* PROMPT
Reproduce exactly the lines starting at the line that contains "Reproduce this diagram with TikZ." and ending at the line that contains "(l3) at (20,74.5)". Omit pictures.
___
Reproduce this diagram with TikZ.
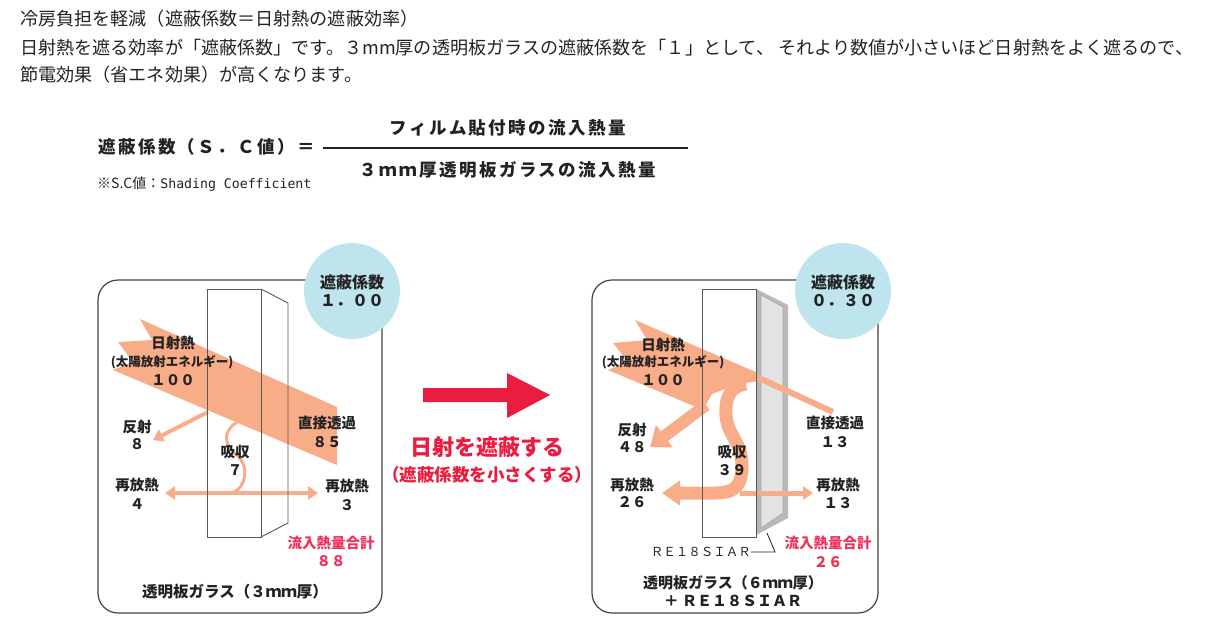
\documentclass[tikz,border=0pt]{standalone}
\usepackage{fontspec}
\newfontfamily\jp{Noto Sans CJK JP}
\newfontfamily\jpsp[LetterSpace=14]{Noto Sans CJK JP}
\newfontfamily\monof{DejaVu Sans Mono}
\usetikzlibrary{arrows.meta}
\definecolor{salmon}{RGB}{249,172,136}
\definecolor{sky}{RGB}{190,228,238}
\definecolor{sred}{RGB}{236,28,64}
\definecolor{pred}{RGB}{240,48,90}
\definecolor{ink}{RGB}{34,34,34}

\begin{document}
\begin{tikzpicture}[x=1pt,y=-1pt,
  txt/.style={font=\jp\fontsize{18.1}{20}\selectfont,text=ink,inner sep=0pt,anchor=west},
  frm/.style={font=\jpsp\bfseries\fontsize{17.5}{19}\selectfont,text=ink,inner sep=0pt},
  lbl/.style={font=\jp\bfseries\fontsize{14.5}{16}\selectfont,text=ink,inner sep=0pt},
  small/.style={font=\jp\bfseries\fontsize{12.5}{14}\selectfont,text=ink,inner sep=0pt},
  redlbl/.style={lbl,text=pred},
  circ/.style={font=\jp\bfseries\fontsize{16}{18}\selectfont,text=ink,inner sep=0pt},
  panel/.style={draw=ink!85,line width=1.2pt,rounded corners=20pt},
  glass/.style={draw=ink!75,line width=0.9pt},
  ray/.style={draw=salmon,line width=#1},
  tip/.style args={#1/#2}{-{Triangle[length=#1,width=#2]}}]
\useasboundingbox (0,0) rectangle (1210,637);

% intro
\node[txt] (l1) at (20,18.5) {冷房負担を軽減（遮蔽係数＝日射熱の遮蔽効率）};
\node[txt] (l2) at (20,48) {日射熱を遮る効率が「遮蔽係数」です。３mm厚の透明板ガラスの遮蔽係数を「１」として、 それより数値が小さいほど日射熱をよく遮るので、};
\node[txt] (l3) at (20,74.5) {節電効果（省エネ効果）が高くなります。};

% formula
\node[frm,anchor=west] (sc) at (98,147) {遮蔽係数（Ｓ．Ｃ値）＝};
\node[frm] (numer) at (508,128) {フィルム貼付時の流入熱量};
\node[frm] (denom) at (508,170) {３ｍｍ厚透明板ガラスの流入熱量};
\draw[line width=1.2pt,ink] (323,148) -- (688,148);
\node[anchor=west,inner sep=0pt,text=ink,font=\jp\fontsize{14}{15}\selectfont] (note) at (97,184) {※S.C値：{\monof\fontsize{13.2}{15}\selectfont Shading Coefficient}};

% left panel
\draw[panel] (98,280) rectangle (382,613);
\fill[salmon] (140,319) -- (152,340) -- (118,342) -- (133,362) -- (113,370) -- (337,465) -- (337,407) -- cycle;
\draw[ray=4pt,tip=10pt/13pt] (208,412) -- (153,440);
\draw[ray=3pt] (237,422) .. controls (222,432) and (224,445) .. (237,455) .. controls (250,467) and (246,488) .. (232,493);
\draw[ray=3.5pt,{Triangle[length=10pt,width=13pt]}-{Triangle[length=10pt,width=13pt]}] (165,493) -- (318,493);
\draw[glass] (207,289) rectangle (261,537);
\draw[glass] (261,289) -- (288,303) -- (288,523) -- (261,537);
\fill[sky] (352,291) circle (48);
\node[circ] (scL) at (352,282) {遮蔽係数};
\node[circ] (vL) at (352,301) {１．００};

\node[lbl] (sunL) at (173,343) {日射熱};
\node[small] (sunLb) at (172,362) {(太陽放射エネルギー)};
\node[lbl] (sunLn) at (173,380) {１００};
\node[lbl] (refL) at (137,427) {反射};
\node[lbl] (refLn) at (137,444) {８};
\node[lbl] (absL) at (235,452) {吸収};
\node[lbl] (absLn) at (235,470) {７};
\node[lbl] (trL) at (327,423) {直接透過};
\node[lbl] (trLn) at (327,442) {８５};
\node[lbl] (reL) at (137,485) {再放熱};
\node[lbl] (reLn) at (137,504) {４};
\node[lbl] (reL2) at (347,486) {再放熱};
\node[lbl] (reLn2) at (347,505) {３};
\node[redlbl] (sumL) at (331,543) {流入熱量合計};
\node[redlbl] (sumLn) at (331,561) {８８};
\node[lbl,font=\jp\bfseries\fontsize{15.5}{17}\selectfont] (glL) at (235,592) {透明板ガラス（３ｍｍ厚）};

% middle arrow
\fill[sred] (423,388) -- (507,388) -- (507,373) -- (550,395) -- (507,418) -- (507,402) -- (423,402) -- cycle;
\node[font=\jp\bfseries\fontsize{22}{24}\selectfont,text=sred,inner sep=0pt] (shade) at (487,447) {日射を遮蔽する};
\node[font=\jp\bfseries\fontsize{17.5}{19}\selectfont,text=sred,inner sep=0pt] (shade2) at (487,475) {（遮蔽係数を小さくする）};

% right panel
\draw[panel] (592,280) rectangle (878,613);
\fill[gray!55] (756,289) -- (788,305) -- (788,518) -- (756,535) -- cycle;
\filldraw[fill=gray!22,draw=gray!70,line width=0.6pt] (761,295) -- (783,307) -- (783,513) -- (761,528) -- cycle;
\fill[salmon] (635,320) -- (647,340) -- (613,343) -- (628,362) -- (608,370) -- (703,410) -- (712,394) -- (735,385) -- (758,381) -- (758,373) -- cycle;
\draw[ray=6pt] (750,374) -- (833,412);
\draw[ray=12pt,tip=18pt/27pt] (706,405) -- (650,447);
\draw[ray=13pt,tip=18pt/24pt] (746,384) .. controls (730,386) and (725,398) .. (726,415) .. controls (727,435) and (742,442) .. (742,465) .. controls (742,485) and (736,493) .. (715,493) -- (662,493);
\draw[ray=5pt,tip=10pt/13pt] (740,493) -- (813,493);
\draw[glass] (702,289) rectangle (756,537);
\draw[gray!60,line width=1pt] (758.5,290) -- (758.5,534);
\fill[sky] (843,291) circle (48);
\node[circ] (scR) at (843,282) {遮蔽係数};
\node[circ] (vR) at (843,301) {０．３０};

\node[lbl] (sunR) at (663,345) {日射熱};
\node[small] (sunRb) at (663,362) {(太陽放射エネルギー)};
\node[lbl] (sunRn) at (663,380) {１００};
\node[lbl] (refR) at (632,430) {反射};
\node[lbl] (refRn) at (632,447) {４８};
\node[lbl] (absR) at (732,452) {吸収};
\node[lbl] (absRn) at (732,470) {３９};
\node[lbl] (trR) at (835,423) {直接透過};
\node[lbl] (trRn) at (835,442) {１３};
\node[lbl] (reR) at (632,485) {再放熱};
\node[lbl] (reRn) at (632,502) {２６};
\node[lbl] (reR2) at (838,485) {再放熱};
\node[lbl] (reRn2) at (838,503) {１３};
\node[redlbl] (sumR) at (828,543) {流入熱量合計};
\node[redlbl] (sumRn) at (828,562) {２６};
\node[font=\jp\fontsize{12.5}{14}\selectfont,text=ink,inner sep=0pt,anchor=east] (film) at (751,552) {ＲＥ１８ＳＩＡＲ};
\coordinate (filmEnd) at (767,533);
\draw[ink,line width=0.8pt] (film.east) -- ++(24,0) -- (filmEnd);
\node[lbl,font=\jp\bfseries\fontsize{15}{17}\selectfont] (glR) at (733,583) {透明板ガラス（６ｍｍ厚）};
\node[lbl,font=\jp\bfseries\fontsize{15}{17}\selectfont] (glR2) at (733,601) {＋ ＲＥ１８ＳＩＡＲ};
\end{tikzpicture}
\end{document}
___
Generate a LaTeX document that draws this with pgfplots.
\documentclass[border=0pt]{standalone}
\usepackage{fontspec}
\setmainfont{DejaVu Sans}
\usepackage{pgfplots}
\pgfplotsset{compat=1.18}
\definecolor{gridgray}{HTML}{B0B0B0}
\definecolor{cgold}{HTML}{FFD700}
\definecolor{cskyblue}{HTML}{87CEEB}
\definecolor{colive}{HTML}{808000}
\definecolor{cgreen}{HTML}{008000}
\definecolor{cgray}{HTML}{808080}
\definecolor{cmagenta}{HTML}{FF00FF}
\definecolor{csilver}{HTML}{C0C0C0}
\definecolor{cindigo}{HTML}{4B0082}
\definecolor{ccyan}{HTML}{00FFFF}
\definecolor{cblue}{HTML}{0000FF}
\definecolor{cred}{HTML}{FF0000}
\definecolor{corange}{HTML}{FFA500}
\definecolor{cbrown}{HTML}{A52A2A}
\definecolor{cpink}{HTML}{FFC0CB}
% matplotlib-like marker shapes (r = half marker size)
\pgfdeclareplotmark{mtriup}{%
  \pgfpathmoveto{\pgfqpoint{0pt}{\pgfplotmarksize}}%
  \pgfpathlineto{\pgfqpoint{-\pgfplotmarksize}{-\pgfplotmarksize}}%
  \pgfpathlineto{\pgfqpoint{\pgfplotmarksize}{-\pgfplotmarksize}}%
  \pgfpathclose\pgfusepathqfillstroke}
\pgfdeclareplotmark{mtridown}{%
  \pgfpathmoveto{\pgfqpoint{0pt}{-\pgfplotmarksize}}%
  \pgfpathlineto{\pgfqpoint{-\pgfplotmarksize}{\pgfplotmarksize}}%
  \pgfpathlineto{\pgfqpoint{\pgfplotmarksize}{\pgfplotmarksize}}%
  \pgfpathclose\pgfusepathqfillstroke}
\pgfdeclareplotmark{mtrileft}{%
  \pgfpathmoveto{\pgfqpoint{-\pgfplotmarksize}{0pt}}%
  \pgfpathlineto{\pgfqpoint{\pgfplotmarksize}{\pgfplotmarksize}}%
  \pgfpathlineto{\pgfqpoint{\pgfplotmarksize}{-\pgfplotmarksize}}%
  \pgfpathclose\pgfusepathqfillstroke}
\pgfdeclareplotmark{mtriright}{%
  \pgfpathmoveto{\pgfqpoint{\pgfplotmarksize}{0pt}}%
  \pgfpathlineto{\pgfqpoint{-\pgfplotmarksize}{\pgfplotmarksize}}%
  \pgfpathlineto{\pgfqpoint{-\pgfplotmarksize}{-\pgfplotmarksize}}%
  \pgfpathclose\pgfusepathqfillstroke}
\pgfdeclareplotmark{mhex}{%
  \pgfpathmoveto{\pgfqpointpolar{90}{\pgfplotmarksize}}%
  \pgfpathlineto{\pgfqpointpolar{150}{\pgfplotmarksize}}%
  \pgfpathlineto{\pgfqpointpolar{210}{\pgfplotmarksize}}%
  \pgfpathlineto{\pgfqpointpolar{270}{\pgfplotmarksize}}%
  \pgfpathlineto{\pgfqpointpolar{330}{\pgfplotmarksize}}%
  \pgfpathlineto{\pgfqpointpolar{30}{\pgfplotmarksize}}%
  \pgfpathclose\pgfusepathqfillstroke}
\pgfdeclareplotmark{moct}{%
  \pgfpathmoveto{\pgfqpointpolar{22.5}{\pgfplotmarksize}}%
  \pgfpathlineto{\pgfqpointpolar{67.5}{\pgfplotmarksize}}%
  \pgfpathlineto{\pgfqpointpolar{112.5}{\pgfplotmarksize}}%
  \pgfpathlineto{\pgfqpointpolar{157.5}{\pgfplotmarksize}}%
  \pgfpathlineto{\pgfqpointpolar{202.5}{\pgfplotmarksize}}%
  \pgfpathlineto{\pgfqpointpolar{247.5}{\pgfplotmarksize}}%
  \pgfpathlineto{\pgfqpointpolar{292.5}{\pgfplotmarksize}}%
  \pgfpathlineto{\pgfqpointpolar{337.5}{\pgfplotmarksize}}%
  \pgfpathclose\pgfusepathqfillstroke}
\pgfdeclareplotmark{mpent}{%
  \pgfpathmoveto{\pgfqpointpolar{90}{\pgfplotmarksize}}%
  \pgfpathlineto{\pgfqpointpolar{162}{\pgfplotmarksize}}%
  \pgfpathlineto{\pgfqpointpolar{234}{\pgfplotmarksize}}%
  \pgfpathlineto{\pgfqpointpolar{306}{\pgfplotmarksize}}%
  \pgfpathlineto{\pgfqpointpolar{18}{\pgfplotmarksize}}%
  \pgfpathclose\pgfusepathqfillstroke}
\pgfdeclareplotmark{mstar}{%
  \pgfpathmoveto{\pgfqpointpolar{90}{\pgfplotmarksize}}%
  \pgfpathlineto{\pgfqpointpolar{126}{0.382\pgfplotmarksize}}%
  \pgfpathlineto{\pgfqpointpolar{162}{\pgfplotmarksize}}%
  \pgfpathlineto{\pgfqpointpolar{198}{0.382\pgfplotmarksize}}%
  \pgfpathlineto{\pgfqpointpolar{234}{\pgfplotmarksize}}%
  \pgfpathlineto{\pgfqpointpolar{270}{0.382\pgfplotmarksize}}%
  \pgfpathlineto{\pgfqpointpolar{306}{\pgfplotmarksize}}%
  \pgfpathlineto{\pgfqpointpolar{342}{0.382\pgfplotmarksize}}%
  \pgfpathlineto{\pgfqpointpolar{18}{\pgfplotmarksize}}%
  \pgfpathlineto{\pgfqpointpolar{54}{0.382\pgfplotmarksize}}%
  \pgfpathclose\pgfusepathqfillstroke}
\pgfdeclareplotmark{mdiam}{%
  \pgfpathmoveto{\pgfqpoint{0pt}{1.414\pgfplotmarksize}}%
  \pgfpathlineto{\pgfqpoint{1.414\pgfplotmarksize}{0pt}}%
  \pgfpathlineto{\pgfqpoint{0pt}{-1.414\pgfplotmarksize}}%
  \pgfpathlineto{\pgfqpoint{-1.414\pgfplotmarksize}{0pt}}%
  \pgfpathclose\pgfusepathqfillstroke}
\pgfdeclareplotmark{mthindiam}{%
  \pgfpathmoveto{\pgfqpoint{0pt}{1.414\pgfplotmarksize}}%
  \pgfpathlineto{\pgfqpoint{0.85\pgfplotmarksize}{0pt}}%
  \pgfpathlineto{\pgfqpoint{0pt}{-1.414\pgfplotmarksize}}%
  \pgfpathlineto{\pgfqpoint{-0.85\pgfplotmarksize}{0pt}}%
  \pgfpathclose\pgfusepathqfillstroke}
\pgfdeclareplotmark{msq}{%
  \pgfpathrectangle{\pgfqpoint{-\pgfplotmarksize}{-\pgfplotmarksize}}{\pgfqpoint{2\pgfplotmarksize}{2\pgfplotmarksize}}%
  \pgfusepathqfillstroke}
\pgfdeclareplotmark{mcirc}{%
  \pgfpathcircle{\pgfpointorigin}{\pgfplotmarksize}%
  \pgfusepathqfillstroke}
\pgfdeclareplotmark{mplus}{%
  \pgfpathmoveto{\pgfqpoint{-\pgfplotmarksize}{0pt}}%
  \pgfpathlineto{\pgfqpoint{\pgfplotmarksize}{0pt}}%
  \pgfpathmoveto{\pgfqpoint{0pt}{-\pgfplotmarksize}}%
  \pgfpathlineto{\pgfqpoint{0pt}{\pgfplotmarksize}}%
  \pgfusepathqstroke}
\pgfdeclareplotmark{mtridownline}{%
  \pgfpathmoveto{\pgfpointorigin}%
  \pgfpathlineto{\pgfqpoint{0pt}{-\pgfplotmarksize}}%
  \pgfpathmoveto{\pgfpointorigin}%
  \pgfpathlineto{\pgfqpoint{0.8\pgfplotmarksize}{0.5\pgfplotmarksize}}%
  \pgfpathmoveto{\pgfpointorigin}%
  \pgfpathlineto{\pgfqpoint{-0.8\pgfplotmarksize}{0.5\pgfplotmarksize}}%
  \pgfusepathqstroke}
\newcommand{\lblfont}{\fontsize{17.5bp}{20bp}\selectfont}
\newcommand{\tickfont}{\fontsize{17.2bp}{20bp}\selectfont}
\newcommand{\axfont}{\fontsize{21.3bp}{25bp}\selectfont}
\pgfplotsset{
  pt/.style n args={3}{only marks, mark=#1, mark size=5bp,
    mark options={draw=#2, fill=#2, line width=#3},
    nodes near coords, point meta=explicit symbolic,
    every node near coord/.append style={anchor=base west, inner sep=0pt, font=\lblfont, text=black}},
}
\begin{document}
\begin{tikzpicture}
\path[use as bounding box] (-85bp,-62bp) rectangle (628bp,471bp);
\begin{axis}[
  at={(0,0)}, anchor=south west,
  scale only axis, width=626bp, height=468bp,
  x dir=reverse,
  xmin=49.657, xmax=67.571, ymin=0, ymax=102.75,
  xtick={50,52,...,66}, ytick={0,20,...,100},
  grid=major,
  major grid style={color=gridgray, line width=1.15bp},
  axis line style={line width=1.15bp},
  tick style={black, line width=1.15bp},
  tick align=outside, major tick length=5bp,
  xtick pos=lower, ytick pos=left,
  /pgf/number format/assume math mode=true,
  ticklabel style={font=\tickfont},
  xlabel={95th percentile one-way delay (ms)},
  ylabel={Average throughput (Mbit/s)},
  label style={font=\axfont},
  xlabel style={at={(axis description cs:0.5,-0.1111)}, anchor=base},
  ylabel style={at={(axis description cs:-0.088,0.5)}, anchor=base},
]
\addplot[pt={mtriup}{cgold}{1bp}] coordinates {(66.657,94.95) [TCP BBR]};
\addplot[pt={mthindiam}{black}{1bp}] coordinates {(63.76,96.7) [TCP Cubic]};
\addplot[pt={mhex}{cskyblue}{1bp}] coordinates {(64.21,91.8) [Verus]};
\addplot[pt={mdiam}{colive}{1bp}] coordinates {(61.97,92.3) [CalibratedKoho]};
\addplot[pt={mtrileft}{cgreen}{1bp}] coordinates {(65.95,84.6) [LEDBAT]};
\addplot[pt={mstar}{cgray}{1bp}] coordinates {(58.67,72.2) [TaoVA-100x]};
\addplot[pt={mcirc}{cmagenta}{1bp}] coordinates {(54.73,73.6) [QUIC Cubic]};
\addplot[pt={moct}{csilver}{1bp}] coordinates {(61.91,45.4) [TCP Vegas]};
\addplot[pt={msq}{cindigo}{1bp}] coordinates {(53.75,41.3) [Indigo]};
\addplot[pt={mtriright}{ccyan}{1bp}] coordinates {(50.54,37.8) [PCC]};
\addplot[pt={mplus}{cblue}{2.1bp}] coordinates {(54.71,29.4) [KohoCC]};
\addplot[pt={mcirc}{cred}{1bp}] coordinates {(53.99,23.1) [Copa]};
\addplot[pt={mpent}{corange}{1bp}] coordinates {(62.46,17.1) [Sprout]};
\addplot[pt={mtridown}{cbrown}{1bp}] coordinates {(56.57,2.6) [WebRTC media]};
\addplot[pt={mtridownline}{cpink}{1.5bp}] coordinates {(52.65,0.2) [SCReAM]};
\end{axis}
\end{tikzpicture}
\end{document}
___
* ANSWER TO THIS PROBLEM
Reproduce this diagram with TikZ.
\documentclass[tikz,border=0pt]{standalone}
\usepackage{fontspec}
\newfontfamily\jp{Noto Sans CJK JP}
\newfontfamily\jpsp[LetterSpace=14]{Noto Sans CJK JP}
\newfontfamily\monof{DejaVu Sans Mono}
\usetikzlibrary{arrows.meta}
\definecolor{salmon}{RGB}{249,172,136}
\definecolor{sky}{RGB}{190,228,238}
\definecolor{sred}{RGB}{236,28,64}
\definecolor{pred}{RGB}{240,48,90}
\definecolor{ink}{RGB}{34,34,34}

\begin{document}
\begin{tikzpicture}[x=1pt,y=-1pt,
  txt/.style={font=\jp\fontsize{18.1}{20}\selectfont,text=ink,inner sep=0pt,anchor=west},
  frm/.style={font=\jpsp\bfseries\fontsize{17.5}{19}\selectfont,text=ink,inner sep=0pt},
  lbl/.style={font=\jp\bfseries\fontsize{14.5}{16}\selectfont,text=ink,inner sep=0pt},
  small/.style={font=\jp\bfseries\fontsize{12.5}{14}\selectfont,text=ink,inner sep=0pt},
  redlbl/.style={lbl,text=pred},
  circ/.style={font=\jp\bfseries\fontsize{16}{18}\selectfont,text=ink,inner sep=0pt},
  panel/.style={draw=ink!85,line width=1.2pt,rounded corners=20pt},
  glass/.style={draw=ink!75,line width=0.9pt},
  ray/.style={draw=salmon,line width=#1},
  tip/.style args={#1/#2}{-{Triangle[length=#1,width=#2]}}]
\useasboundingbox (0,0) rectangle (1210,637);

% intro
\node[txt] (l1) at (20,18.5) {冷房負担を軽減（遮蔽係数＝日射熱の遮蔽効率）};
\node[txt] (l2) at (20,48) {日射熱を遮る効率が「遮蔽係数」です。３mm厚の透明板ガラスの遮蔽係数を「１」として、 それより数値が小さいほど日射熱をよく遮るので、};
\node[txt] (l3) at (20,74.5) {節電効果（省エネ効果）が高くなります。};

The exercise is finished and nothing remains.